DATASET SECTION:
"""
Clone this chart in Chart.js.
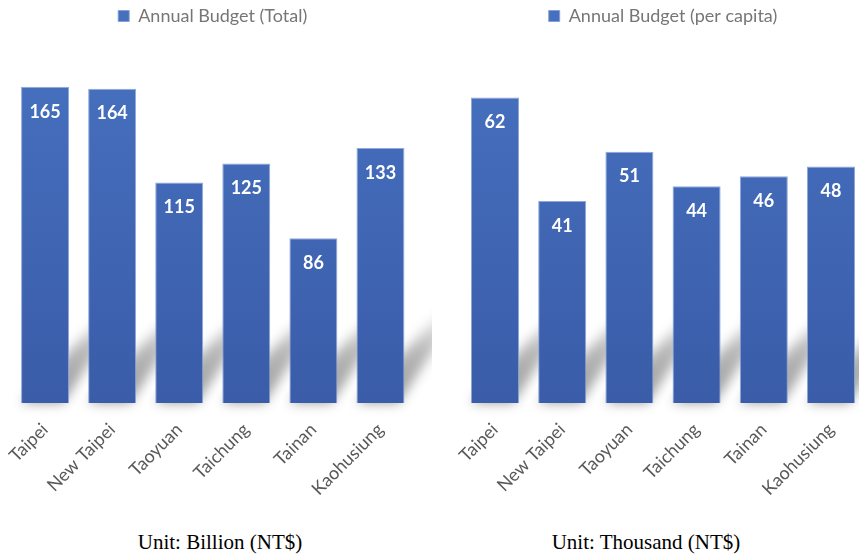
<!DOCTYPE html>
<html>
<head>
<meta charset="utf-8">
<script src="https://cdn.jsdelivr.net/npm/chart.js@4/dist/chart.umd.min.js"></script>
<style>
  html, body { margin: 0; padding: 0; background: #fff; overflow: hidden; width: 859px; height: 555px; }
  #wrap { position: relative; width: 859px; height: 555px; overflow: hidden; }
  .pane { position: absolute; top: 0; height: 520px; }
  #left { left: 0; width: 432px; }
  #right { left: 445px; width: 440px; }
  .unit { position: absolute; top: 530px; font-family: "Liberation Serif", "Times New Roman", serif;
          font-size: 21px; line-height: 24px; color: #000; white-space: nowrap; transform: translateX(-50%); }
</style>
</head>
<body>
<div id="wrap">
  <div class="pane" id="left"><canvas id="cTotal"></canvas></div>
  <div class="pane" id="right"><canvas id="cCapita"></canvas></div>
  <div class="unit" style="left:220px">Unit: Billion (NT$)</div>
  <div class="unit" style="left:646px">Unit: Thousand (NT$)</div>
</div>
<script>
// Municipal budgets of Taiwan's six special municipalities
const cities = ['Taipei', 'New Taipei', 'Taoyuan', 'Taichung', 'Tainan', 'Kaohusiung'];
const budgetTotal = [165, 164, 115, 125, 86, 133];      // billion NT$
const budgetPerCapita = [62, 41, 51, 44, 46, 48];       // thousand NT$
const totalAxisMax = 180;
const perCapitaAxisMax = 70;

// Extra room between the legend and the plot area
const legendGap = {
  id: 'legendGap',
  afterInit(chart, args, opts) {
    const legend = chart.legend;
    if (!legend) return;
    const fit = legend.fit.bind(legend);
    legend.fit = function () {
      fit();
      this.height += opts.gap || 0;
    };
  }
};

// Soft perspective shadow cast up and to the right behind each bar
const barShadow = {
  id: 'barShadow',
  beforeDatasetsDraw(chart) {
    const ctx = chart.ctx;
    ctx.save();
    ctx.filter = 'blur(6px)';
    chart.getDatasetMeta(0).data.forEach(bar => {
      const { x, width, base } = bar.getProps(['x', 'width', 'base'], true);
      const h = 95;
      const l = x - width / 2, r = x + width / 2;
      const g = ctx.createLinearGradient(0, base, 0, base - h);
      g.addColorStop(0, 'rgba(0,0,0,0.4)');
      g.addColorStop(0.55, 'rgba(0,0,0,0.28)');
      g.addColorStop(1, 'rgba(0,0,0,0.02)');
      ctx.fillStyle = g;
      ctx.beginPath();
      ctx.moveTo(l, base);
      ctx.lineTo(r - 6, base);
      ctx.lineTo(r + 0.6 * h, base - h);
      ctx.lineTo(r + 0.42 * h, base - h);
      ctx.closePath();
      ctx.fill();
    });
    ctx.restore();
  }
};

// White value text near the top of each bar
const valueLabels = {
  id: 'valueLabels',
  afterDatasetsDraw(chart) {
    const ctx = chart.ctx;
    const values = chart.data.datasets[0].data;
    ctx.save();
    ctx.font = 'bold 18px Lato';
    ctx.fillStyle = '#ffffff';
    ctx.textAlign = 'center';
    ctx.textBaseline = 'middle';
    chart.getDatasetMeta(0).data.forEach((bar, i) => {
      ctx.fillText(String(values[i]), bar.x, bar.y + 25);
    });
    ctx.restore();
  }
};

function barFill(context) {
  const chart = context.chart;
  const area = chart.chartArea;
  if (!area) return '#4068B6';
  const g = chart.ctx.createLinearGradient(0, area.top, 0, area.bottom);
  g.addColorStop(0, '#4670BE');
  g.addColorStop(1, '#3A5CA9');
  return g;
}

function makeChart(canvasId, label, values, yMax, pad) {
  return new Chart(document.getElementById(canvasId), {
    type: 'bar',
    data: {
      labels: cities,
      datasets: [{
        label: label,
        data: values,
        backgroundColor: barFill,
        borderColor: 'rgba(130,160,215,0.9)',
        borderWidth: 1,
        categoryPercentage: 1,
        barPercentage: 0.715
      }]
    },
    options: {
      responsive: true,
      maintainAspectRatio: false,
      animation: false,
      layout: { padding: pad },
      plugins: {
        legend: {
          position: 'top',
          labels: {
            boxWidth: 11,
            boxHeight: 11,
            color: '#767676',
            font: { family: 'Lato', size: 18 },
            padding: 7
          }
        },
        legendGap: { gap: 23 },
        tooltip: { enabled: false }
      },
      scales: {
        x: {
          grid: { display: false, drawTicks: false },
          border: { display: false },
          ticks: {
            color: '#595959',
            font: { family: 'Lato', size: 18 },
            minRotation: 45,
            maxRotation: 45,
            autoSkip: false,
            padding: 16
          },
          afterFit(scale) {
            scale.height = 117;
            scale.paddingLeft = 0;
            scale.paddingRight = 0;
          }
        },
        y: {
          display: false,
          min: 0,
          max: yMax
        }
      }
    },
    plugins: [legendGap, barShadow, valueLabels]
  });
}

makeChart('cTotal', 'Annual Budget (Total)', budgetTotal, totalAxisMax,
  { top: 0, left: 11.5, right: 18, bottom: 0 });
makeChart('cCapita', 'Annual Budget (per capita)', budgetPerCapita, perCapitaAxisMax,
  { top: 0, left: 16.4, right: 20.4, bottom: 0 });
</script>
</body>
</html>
"""
Copy whichever lines in the listing above contain the word "this".

PROBLEM SOLUTION:
Clone this chart in Chart.js.
      this.height += opts.gap || 0;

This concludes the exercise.